Wednesday, February 4, 2009

Gut Check

Today at around 10am I quit my job. 

Normally I don't discuss work related things, because it is a segment of my life I try to keep off the internet.  But, I think it feels sort of good to get it all out.  This, afterall, was not a part time job bagging groceries at Kroger that I decided to fly off on.  This was a job with a company that has sort of defined who I was for the better part of a decade.

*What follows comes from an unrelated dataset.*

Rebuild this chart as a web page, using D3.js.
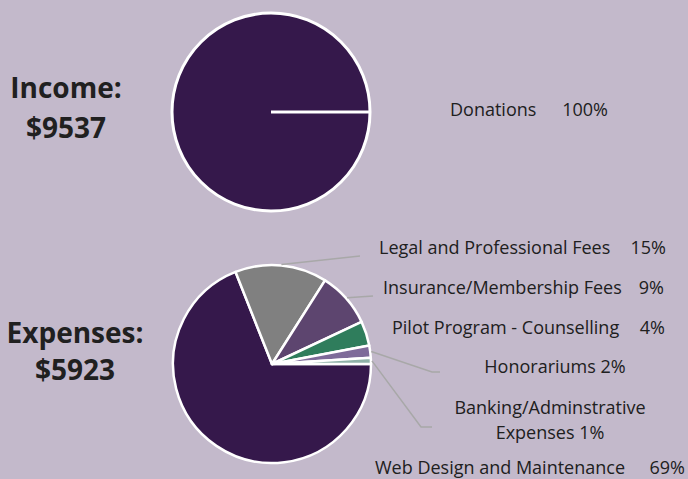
<!DOCTYPE html>
<html><head><meta charset="utf-8">
<script src="https://cdn.jsdelivr.net/npm/d3@7"></script>
<style>
html,body{margin:0;padding:0;background:#C3B9CB;}
svg{display:block;}
</style></head>
<body>
<svg id="chart" width="688" height="479"></svg>
<script>
// ---- data ----
const incomeCategories = ["Donations"];
const incomeValues = [100];
const incomeLabels = ["100%"];
const incomeTotal = "$9537";

const expenseCategories = ["Web Design and Maintenance", "Legal and Professional Fees", "Insurance/Membership Fees", "Pilot Program - Counselling", "Honorariums", "Banking/Adminstrative Expenses"];
const expenseValues = [69, 15, 9, 4, 2, 1];
const expenseLabels = ["69%", "15%", "9%", "4%", "2%", "1%"];
const expenseTotal = "$5923";

// ---- drawing ----
const svg = d3.select("#chart");
const bg = "#C3B9CB";
svg.append("rect").attr("width", 688).attr("height", 479).attr("fill", bg);

const colors = d3.scaleOrdinal()
  .domain(expenseCategories)
  .range(["#35184B", "#808080", "#5D456F", "#2F7D5C", "#7E6A99", "#8FB2A8"]);

const R = 99;
const pie = d3.pie().sort(null).value(d => d.v).startAngle(Math.PI / 2).endAngle(Math.PI / 2 + 2 * Math.PI);
const arc = d3.arc().innerRadius(0).outerRadius(R);
const font = "'Open Sans', sans-serif";
const txt = "#202020";

function pt(angle, r) { return [Math.sin(angle) * r, -Math.cos(angle) * r]; }

// Income pie
const gi = svg.append("g").attr("transform", "translate(271,112)");
const incArcs = pie(incomeValues.map((v, i) => ({ v, c: incomeCategories[i] })));
gi.selectAll("path").data(incArcs).join("path")
  .attr("d", arc).attr("fill", "#35184B").attr("stroke", "#fff").attr("stroke-width", 3);
incArcs.forEach(a => {
  const p = pt(a.startAngle, R);
  gi.append("line").attr("x1", 0).attr("y1", 0).attr("x2", p[0]).attr("y2", p[1])
    .attr("stroke", "#fff").attr("stroke-width", 3);
});

// Expense pie
const ge = svg.append("g").attr("transform", "translate(272,364)");
const expArcs = pie(expenseValues.map((v, i) => ({ v, c: expenseCategories[i] })));
ge.selectAll("path").data(expArcs).join("path")
  .attr("d", arc).attr("fill", d => colors(d.data.c))
  .attr("stroke", "#fff").attr("stroke-width", 2.5).attr("stroke-linejoin", "round");

// leader lines (start at slice mid-angle on the rim)
const leaderTargets = {
  "Legal and Professional Fees": [[360, 256]],
  "Insurance/Membership Fees": [[373, 296]],
  "Honorariums": [[432, 372], [440, 372]],
  "Banking/Adminstrative Expenses": [[421, 427], [432, 427]]
};
expArcs.forEach(a => {
  const t = leaderTargets[a.data.c];
  if (!t) return;
  const mid = (a.startAngle + a.endAngle) / 2;
  const p = pt(mid, R + 1);
  const pts = [[272 + p[0], 364 + p[1]], ...t];
  svg.append("path").attr("d", d3.line()(pts)).attr("fill", "none")
    .attr("stroke", "#A8A8A8").attr("stroke-width", 1.5);
});

// labels
function label(x, y, s, anchor, size, weight) {
  svg.append("text").attr("x", x).attr("y", y).attr("dy", "0.35em")
    .attr("text-anchor", anchor || "start")
    .attr("font-family", font).attr("font-size", size || 18)
    .attr("font-weight", weight || "normal").attr("fill", txt).text(s);
}
// income
label(450, 110, incomeCategories[0], "start");
label(608, 110, incomeLabels[0], "end");
// expenses
label(379, 248, expenseCategories[1], "start");
label(666, 248, expenseLabels[1], "end");
label(383, 288, expenseCategories[2], "start");
label(664, 288, expenseLabels[2], "end");
label(392, 328, expenseCategories[3], "start");
label(665, 328, expenseLabels[3], "end");
label(555, 367, expenseCategories[4] + " " + expenseLabels[4], "middle");
const bankParts = expenseCategories[5].split(" ");
label(550, 408, bankParts[0], "middle");
label(550, 433, bankParts[1] + " " + expenseLabels[5], "middle");
label(375, 468, expenseCategories[0], "start");
label(685, 468, expenseLabels[0], "end");

// totals
label(66, 88, "Income:", "middle", 28, "bold");
label(66, 128, incomeTotal, "middle", 28, "bold");
label(75, 333, "Expenses:", "middle", 28, "bold");
label(75, 370, expenseTotal, "middle", 28, "bold");
</script>
</body></html>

The stress, the loss of sleep, and that big huge pit in my stomach leading up to dropping this news on my soon to be former boss was something that is hard to draw comparison to in my life.  I was a walking zombie for about a week when it clicked in my head that I was doing this.  Most people would wonder why I got so bent over leaving a job.  Especially when I had another lined up.  Becky says it is because I'm a very emotional person.  Which is probably true as I do tend to take a lot of things way too seriously.  However, I think a lot of it comes from the experience of being here.  I started doing this job when the company I now walk away from did not exist.  There was then a core group of us within another small local company working away until the leader spun out to start this place.  We came with and it sped on from there.  This was more than a job for a long time.  In the early early beginning before the doors opened I Cat5 cabled the whole office, helped setup furniture, ordered the servers and desktops, and stood back and soaked up the experience of a company coming together out of nothing.  We ran lean because we had to, which meant there was a lot of learning how to squeeze things out of open source software that we needed and couldn't afford to pay others for.  That meant learning enough about Cisco IOS to be dangerous and figuring out just different an AIX server is from that 486 running linux I had in my apartment.  There were a lot of long days and nights and I hope that when all of us involved look back years from now it was all worth it.

In the end I think it was the decision to step away now was the right one for all involved.  Not just for me, but also for the company as it heads into new directions.  The place simply outgrew me.  I'm cocky enough to say that on a technical level there isn't a problem here I cannot solve still.  However, the management required to keep in check a department and a company growing at this pace is something I was ill prepared for.  For a while I tried to give it a go, but continuously found myself drawn back to the nuts of bolts of using code to push bytes around in a way that makes things sing.  And in my opinion, if you aren't ready to give up the nerdy stuff between the hours of 8 and 5 you aren't ready to make the leap from coder to manager.  I wasn't ready.  And I've even been reading rands for year and bought his book

So now I continue my adventure I guess by heading over to Lucentglow as a programmer or whatever.  Whatever it is it will be nerdy and right up my alley.